What the task asks: The listing below begins with the first line you should copy; stop after the line containing "const xStep = 0.005", and drop every picture.
#### Dataset extract
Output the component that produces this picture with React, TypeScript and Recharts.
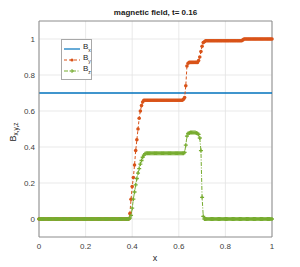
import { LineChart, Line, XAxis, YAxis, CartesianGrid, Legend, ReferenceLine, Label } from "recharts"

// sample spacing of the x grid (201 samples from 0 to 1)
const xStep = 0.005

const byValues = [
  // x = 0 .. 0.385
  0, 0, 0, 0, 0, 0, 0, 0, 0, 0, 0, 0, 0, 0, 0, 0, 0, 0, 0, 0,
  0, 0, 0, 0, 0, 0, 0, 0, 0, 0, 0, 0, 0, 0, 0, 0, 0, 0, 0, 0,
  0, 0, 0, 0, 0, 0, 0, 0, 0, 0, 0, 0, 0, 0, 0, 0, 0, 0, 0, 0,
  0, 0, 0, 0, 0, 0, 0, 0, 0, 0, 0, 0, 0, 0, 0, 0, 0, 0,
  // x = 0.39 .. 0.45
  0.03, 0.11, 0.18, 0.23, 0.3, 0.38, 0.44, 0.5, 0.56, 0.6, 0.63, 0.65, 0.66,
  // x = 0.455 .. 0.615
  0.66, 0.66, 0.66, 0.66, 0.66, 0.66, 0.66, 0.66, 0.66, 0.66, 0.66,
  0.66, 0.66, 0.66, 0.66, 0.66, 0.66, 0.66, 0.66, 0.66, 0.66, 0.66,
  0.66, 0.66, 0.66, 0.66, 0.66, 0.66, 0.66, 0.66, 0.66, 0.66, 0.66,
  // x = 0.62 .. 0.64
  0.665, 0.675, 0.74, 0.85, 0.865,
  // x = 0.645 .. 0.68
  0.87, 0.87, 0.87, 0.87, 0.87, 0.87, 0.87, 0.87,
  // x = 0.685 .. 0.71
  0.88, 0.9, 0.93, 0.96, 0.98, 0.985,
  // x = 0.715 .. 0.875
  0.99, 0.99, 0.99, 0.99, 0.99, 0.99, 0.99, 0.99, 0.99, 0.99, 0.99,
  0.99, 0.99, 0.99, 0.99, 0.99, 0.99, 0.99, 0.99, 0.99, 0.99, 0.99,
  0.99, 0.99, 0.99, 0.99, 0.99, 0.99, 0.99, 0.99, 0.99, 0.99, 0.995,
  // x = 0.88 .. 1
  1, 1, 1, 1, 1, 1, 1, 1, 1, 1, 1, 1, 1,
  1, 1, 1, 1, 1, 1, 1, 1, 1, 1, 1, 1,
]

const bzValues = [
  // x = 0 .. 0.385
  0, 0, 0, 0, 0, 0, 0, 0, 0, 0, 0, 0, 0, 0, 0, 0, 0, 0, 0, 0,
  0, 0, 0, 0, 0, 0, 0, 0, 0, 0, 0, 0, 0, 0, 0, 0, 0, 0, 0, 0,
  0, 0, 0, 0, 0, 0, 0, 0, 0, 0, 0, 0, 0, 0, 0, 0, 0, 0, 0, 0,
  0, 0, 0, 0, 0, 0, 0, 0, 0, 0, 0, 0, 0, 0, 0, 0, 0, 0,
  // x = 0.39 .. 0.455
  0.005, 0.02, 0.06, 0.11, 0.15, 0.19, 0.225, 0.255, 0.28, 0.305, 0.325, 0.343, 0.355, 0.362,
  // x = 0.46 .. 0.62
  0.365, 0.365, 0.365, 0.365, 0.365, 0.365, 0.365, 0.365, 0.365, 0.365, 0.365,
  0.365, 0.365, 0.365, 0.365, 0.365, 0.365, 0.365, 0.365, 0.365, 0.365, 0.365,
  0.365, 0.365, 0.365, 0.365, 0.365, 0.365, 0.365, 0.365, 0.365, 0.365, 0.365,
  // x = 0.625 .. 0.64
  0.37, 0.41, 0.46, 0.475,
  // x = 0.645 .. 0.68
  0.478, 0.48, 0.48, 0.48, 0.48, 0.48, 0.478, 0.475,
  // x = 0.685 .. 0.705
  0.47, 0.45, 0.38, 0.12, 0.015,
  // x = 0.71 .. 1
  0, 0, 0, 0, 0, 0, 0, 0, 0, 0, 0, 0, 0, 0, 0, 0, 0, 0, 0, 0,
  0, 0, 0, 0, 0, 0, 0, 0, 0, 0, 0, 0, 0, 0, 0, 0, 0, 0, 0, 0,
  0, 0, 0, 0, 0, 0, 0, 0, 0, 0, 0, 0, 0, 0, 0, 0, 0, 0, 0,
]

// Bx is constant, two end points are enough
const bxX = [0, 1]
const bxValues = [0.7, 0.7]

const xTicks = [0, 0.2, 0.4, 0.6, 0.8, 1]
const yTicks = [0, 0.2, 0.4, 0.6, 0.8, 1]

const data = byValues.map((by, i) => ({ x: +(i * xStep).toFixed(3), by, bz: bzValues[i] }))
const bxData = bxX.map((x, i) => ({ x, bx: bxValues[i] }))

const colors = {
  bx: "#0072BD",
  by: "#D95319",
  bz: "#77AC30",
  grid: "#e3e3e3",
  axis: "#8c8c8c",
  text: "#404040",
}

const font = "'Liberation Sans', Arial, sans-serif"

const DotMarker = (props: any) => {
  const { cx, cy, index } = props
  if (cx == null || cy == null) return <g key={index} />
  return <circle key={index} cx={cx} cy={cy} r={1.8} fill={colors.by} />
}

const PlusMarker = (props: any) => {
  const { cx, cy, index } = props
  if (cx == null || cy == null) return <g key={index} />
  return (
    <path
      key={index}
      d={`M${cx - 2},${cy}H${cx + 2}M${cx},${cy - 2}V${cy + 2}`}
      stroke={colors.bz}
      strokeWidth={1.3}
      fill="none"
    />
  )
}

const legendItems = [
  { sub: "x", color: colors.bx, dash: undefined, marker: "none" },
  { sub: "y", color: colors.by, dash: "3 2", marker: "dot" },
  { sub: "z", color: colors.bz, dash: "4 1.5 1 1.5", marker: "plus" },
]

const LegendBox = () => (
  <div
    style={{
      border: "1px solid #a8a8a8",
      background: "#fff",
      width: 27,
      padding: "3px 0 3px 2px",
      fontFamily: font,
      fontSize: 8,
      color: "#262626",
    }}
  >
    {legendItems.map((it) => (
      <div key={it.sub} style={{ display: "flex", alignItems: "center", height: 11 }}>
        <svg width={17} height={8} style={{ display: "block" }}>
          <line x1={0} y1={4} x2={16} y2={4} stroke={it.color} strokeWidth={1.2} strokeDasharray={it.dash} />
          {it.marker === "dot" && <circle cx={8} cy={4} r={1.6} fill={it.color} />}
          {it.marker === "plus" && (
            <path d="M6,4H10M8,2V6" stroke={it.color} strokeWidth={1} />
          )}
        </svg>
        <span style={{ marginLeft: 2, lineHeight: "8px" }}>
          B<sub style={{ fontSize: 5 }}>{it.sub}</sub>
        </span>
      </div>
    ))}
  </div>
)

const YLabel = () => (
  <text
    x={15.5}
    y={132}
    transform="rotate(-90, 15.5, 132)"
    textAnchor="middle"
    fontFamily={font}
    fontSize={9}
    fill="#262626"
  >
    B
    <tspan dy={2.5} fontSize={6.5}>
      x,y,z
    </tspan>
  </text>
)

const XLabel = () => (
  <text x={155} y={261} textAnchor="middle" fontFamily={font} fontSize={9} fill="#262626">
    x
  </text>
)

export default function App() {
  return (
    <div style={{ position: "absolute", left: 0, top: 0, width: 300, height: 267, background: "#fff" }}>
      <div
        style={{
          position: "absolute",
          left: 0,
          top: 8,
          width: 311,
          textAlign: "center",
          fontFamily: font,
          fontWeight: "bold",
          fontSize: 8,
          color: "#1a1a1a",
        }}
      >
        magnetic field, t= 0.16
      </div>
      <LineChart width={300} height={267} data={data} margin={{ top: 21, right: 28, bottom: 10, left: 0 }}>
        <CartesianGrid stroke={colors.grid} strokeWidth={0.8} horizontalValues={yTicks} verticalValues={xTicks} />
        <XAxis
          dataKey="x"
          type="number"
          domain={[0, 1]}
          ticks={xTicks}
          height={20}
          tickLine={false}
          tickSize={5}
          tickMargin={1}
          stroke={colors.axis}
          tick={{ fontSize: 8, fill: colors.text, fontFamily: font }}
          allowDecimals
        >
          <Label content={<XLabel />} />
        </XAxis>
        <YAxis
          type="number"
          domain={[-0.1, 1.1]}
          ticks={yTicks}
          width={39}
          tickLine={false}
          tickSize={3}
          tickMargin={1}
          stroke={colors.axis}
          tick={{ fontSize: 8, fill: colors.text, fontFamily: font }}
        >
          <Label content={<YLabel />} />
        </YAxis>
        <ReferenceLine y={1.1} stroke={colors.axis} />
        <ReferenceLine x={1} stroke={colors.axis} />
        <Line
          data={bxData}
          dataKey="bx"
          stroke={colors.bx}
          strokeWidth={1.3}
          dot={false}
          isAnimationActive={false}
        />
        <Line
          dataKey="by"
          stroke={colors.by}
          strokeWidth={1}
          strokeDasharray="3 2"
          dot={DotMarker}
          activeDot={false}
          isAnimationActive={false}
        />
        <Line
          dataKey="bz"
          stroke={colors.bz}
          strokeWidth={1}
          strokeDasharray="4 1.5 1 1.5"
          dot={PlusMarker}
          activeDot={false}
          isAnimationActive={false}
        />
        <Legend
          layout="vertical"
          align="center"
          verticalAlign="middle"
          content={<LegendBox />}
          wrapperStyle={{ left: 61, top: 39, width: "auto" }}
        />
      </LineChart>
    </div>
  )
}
########
The response:
Output the component that produces this picture with React, TypeScript and Recharts.
import { LineChart, Line, XAxis, YAxis, CartesianGrid, Legend, ReferenceLine, Label } from "recharts"

// sample spacing of the x grid (201 samples from 0 to 1)
const xStep = 0.005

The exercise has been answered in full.